- Given information:
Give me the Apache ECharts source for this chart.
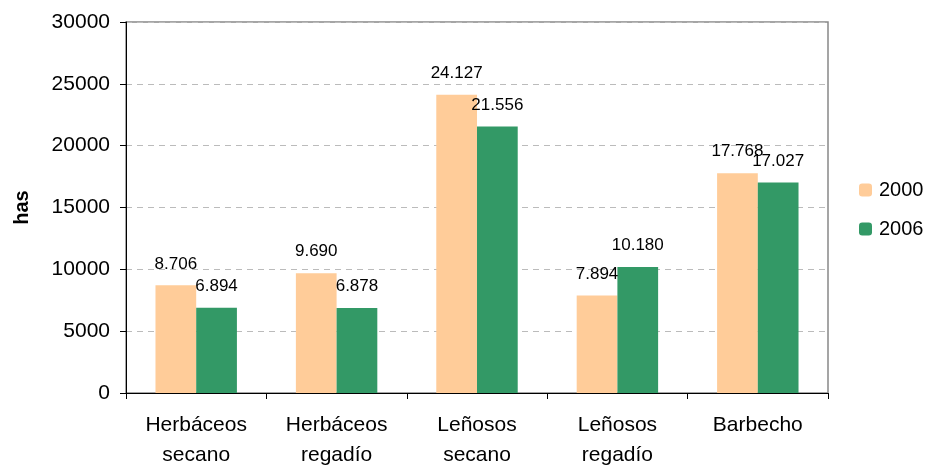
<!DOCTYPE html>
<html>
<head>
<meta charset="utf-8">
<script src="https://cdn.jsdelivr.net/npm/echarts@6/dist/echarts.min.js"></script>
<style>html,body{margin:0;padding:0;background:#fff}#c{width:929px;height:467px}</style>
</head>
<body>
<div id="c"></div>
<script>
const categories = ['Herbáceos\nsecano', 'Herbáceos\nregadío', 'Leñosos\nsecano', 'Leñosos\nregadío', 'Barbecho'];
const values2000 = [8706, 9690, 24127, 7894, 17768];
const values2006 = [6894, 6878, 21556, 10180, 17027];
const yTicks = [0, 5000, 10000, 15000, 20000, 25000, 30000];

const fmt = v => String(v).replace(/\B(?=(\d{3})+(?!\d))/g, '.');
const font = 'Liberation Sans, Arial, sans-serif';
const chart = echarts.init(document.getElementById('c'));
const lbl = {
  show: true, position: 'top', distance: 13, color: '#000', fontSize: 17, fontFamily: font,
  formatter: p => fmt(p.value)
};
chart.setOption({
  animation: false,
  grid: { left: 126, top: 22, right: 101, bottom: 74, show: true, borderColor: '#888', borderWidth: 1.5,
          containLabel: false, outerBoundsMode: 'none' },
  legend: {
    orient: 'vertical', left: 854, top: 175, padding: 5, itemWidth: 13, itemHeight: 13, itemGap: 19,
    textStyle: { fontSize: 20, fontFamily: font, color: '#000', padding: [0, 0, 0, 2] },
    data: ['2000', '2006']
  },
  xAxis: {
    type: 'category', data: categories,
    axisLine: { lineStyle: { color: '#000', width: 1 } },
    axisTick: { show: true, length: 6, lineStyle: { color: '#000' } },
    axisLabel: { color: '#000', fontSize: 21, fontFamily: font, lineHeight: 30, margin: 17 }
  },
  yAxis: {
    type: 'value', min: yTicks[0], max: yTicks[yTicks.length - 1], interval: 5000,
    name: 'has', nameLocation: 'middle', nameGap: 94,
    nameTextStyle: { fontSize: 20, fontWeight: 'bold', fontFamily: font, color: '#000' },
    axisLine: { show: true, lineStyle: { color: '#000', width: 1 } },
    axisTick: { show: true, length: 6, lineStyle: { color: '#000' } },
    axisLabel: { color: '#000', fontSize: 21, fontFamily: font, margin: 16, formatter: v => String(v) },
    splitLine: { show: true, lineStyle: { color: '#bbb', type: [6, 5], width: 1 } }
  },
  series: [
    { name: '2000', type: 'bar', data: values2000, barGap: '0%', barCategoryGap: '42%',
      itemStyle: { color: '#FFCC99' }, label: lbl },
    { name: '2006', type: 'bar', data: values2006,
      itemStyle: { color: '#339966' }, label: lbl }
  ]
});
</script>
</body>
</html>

- Instruction: Repeat the listing above exactly, with no pictures.

- Solution for this problem:
Give me the Apache ECharts source for this chart.
<!DOCTYPE html>
<html>
<head>
<meta charset="utf-8">
<script src="https://cdn.jsdelivr.net/npm/echarts@6/dist/echarts.min.js"></script>
<style>html,body{margin:0;padding:0;background:#fff}#c{width:929px;height:467px}</style>
</head>
<body>
<div id="c"></div>
<script>
const categories = ['Herbáceos\nsecano', 'Herbáceos\nregadío', 'Leñosos\nsecano', 'Leñosos\nregadío', 'Barbecho'];
const values2000 = [8706, 9690, 24127, 7894, 17768];
const values2006 = [6894, 6878, 21556, 10180, 17027];
const yTicks = [0, 5000, 10000, 15000, 20000, 25000, 30000];

const fmt = v => String(v).replace(/\B(?=(\d{3})+(?!\d))/g, '.');
const font = 'Liberation Sans, Arial, sans-serif';
const chart = echarts.init(document.getElementById('c'));
const lbl = {
  show: true, position: 'top', distance: 13, color: '#000', fontSize: 17, fontFamily: font,
  formatter: p => fmt(p.value)
};
chart.setOption({
  animation: false,
  grid: { left: 126, top: 22, right: 101, bottom: 74, show: true, borderColor: '#888', borderWidth: 1.5,
          containLabel: false, outerBoundsMode: 'none' },
  legend: {
    orient: 'vertical', left: 854, top: 175, padding: 5, itemWidth: 13, itemHeight: 13, itemGap: 19,
    textStyle: { fontSize: 20, fontFamily: font, color: '#000', padding: [0, 0, 0, 2] },
    data: ['2000', '2006']
  },
  xAxis: {
    type: 'category', data: categories,
    axisLine: { lineStyle: { color: '#000', width: 1 } },
    axisTick: { show: true, length: 6, lineStyle: { color: '#000' } },
    axisLabel: { color: '#000', fontSize: 21, fontFamily: font, lineHeight: 30, margin: 17 }
  },
  yAxis: {
    type: 'value', min: yTicks[0], max: yTicks[yTicks.length - 1], interval: 5000,
    name: 'has', nameLocation: 'middle', nameGap: 94,
    nameTextStyle: { fontSize: 20, fontWeight: 'bold', fontFamily: font, color: '#000' },
    axisLine: { show: true, lineStyle: { color: '#000', width: 1 } },
    axisTick: { show: true, length: 6, lineStyle: { color: '#000' } },
    axisLabel: { color: '#000', fontSize: 21, fontFamily: font, margin: 16, formatter: v => String(v) },
    splitLine: { show: true, lineStyle: { color: '#bbb', type: [6, 5], width: 1 } }
  },
  series: [
    { name: '2000', type: 'bar', data: values2000, barGap: '0%', barCategoryGap: '42%',
      itemStyle: { color: '#FFCC99' }, label: lbl },
    { name: '2006', type: 'bar', data: values2006,
      itemStyle: { color: '#339966' }, label: lbl }
  ]
});
</script>
</body>
</html>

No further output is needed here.